今回の場合は、カドミウムを吸収する遺伝子が壊れたらしい。心配している人は、そのカドミウム吸収遺伝子だけでなく、他の遺伝子もズタボロに壊れているんじゃないか、と言っているらしい。でももしそうなら、種子から稲は育たない。育つということは、生きる力が残っているということ。

それに、恐らくコメの品質を保つために、「戻し交雑」をやっているだろう。カドミウムを吸収せずに済む遺伝子だけを残して、他の遺伝子は普通のコシヒカリの遺伝子に置き換わるよう、通常のコシヒカリの花粉をつけては種子を作らせて、というのを繰り返す。

こういう処理を続けると、カドミウム低吸収遺伝子だけを置き換えた形で品種を作り出せる。今回のは、そうして開発されたものの様子。だから、遺伝子がボロボロになっているはず、という不安は、解消されても構わないと思う。

あと、「体に悪いものは体に蓄積してよくないに違いない」という不安が一般の人にはある。
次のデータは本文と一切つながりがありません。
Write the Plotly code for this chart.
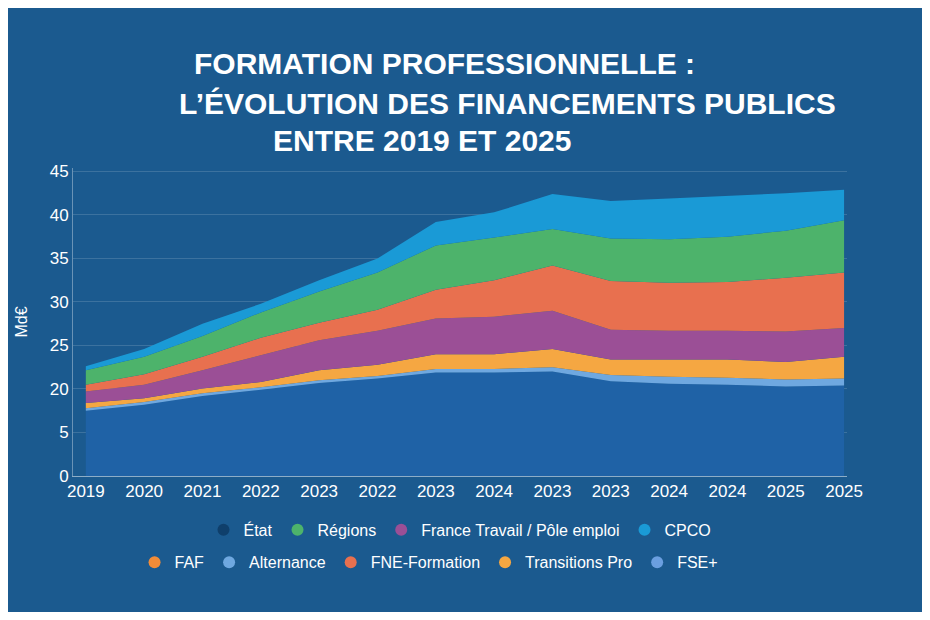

プランクトンを魚が食べ、それを大きな魚が食べ、さらにそれを人間が食べる、という食物連鎖の中で生物濃縮と言うのが起き、体に良くない成分をため込んでしまう、という現象。

ただ、この生物濃縮という現象は、脂に溶ける物質で起きる。水に溶けやすい物質の場合、すぐ分解されてオシッコになって出て行ってしまう。ただ、脂に溶ける物質の場合、分解がなかなか進まず、脂肪にため込む形となってしまう。

でも、放射線で発生するラジカルはあっという間に消えてしまうので、生物濃縮しようがない。遺伝子の壊れたのも、戻し交雑で元に戻しているからそれもない。だから、放射線を当てたコメを元に育種したからと言って、心配することはないというのが、私の見解。

これに対し、日本は火山国なので、土が新しく、カドミウムが高めになりやすいお国柄。雨で1億年洗われ続けた大陸と違って、コメもカドミウムが高まりやすい問題があった。今回のおコメはその問題を解決する可能性がある、かなり画期的な品種。

不安や心配もあるだろうけれど、開発した研究者の人は、そうした不安を取り除くための必要な研究は怠らずにやっておられると考えてよいと思う。

不安や心配を感じる人には、丁寧に、分かりやすく説明するのが専門家の務めだと思う。その際、大事なのは、自分と相手とは、決して上下関係などないのだ、という姿勢で臨むのが、とても大切なこと。その点、松永さんの記事は残念。内容が正確なだけに、玉に瑕。